→ **Data excerpt**:
+-------+

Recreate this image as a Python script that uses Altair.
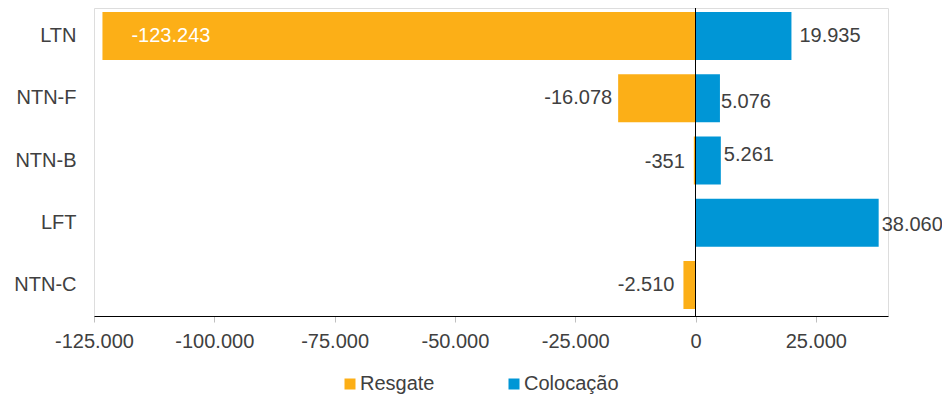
import altair as alt
import pandas as pd

categories = ["LTN", "NTN-F", "NTN-B", "LFT", "NTN-C"]
series_names = ["Resgate", "Colocação"]
resgate = [-123243, -16078, -351, None, -2510]
colocacao = [19935, 5076, 5261, 38060, None]
x_ticks = [-125000, -100000, -75000, -50000, -25000, 0, 25000]
colors = ["#FCAF17", "#0096D6"]

rows = []
for c, r, k in zip(categories, resgate, colocacao):
    if r is not None:
        rows.append({"cat": c, "series": "Resgate", "value": r})
    if k is not None:
        rows.append({"cat": c, "series": "Colocação", "value": k})
df = pd.DataFrame(rows)

FONT = "Liberation Sans"
TXT = "#404040"

x_scale = alt.Scale(domain=[-125000, 40000], nice=False, zero=False)
y_scale = alt.Scale(domain=categories, paddingInner=0.229, paddingOuter=0.0884, align=0.364)

base = alt.Chart(df)

bars = base.mark_bar(strokeWidth=0).encode(
    x=alt.X("value:Q", scale=x_scale, stack=None,
            axis=alt.Axis(title=None, values=x_ticks, format=",d", labelFontSize=20,
                          labelFont=FONT, labelColor=TXT, domainColor="black",
                          domainWidth=1, tickColor="#bfbfbf", tickSize=6, grid=False,
                          labelPadding=9, labelFlush=False, labelOverlap=False)),
    y=alt.Y("cat:N", scale=y_scale, sort=categories,
            axis=alt.Axis(title=None, domain=False, ticks=False, labelFontSize=20,
                          labelFont=FONT, labelColor=TXT, labelPadding=18)),
    color=alt.Color("series:N", scale=alt.Scale(domain=series_names, range=colors),
                    legend=alt.Legend(title=None, orient="none", legendX=246, legendY=366,
                                      direction="horizontal", columnPadding=69,
                                      symbolType="square", symbolSize=121,
                                      symbolStrokeWidth=0, labelFontSize=20,
                                      labelFont=FONT, labelColor=TXT, labelOffset=0,
                                      padding=0)),
)

zero = alt.Chart(pd.DataFrame({"x": [0]})).mark_rule(color="black", strokeWidth=1).encode(
    x=alt.X("x:Q", scale=x_scale)
)

label_adjust = {
    ("LTN", "Resgate"): dict(align="left", dx=29, dy=0, color="white"),
    ("NTN-F", "Resgate"): dict(align="right", dx=-6, dy=0, color=TXT),
    ("NTN-B", "Resgate"): dict(align="right", dx=-9, dy=1, color=TXT),
    ("NTN-C", "Resgate"): dict(align="right", dx=-9, dy=0, color=TXT),
    ("LTN", "Colocação"): dict(align="left", dx=8, dy=0, color=TXT),
    ("NTN-F", "Colocação"): dict(align="left", dx=1, dy=4, color=TXT),
    ("NTN-B", "Colocação"): dict(align="left", dx=3, dy=-6, color=TXT),
    ("LFT", "Colocação"): dict(align="left", dx=3, dy=2, color=TXT),
}

label_layers = []
for (c, s), st in label_adjust.items():
    label_layers.append(
        base.transform_filter(f"datum.cat === '{c}' && datum.series === '{s}'")
        .mark_text(font=FONT, fontSize=20, baseline="middle", align=st["align"],
                   dx=st["dx"], dy=st["dy"], color=st["color"])
        .encode(
            x=alt.X("value:Q", scale=x_scale),
            y=alt.Y("cat:N", scale=y_scale, sort=categories),
            text=alt.Text("value:Q", format=",d"),
        )
    )

chart = alt.layer(bars, zero, *label_layers).properties(
    width=794, height=308,
    autosize=alt.AutoSizeParams(type="none"),
    padding={"left": 86, "top": 0, "right": 54, "bottom": 83},
).configure_view(strokeWidth=0).configure(
    locale=alt.Locale(number=alt.NumberLocale(decimal=",", thousands=".", grouping=[3],
                                              currency=["R$", ""], minus="-"))
)

chart.save("out.html", embed_options={"renderer": "svg", "actions": False})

+-------+

→ **Requirement**:
Transcribe the whole listing exactly. Pictures are excluded.

→ **Result for this exercise**:
Recreate this image as a Python script that uses Altair.
import altair as alt
import pandas as pd

categories = ["LTN", "NTN-F", "NTN-B", "LFT", "NTN-C"]
series_names = ["Resgate", "Colocação"]
resgate = [-123243, -16078, -351, None, -2510]
colocacao = [19935, 5076, 5261, 38060, None]
x_ticks = [-125000, -100000, -75000, -50000, -25000, 0, 25000]
colors = ["#FCAF17", "#0096D6"]

rows = []
for c, r, k in zip(categories, resgate, colocacao):
    if r is not None:
        rows.append({"cat": c, "series": "Resgate", "value": r})
    if k is not None:
        rows.append({"cat": c, "series": "Colocação", "value": k})
df = pd.DataFrame(rows)

FONT = "Liberation Sans"
TXT = "#404040"

x_scale = alt.Scale(domain=[-125000, 40000], nice=False, zero=False)
y_scale = alt.Scale(domain=categories, paddingInner=0.229, paddingOuter=0.0884, align=0.364)

base = alt.Chart(df)

bars = base.mark_bar(strokeWidth=0).encode(
    x=alt.X("value:Q", scale=x_scale, stack=None,
            axis=alt.Axis(title=None, values=x_ticks, format=",d", labelFontSize=20,
                          labelFont=FONT, labelColor=TXT, domainColor="black",
                          domainWidth=1, tickColor="#bfbfbf", tickSize=6, grid=False,
                          labelPadding=9, labelFlush=False, labelOverlap=False)),
    y=alt.Y("cat:N", scale=y_scale, sort=categories,
            axis=alt.Axis(title=None, domain=False, ticks=False, labelFontSize=20,
                          labelFont=FONT, labelColor=TXT, labelPadding=18)),
    color=alt.Color("series:N", scale=alt.Scale(domain=series_names, range=colors),
                    legend=alt.Legend(title=None, orient="none", legendX=246, legendY=366,
                                      direction="horizontal", columnPadding=69,
                                      symbolType="square", symbolSize=121,
                                      symbolStrokeWidth=0, labelFontSize=20,
                                      labelFont=FONT, labelColor=TXT, labelOffset=0,
                                      padding=0)),
)

zero = alt.Chart(pd.DataFrame({"x": [0]})).mark_rule(color="black", strokeWidth=1).encode(
    x=alt.X("x:Q", scale=x_scale)
)

label_adjust = {
    ("LTN", "Resgate"): dict(align="left", dx=29, dy=0, color="white"),
    ("NTN-F", "Resgate"): dict(align="right", dx=-6, dy=0, color=TXT),
    ("NTN-B", "Resgate"): dict(align="right", dx=-9, dy=1, color=TXT),
    ("NTN-C", "Resgate"): dict(align="right", dx=-9, dy=0, color=TXT),
    ("LTN", "Colocação"): dict(align="left", dx=8, dy=0, color=TXT),
    ("NTN-F", "Colocação"): dict(align="left", dx=1, dy=4, color=TXT),
    ("NTN-B", "Colocação"): dict(align="left", dx=3, dy=-6, color=TXT),
    ("LFT", "Colocação"): dict(align="left", dx=3, dy=2, color=TXT),
}

label_layers = []
for (c, s), st in label_adjust.items():
    label_layers.append(
        base.transform_filter(f"datum.cat === '{c}' && datum.series === '{s}'")
        .mark_text(font=FONT, fontSize=20, baseline="middle", align=st["align"],
                   dx=st["dx"], dy=st["dy"], color=st["color"])
        .encode(
            x=alt.X("value:Q", scale=x_scale),
            y=alt.Y("cat:N", scale=y_scale, sort=categories),
            text=alt.Text("value:Q", format=",d"),
        )
    )

chart = alt.layer(bars, zero, *label_layers).properties(
    width=794, height=308,
    autosize=alt.AutoSizeParams(type="none"),
    padding={"left": 86, "top": 0, "right": 54, "bottom": 83},
).configure_view(strokeWidth=0).configure(
    locale=alt.Locale(number=alt.NumberLocale(decimal=",", thousands=".", grouping=[3],
                                              currency=["R$", ""], minus="-"))
)

chart.save("out.html", embed_options={"renderer": "svg", "actions": False})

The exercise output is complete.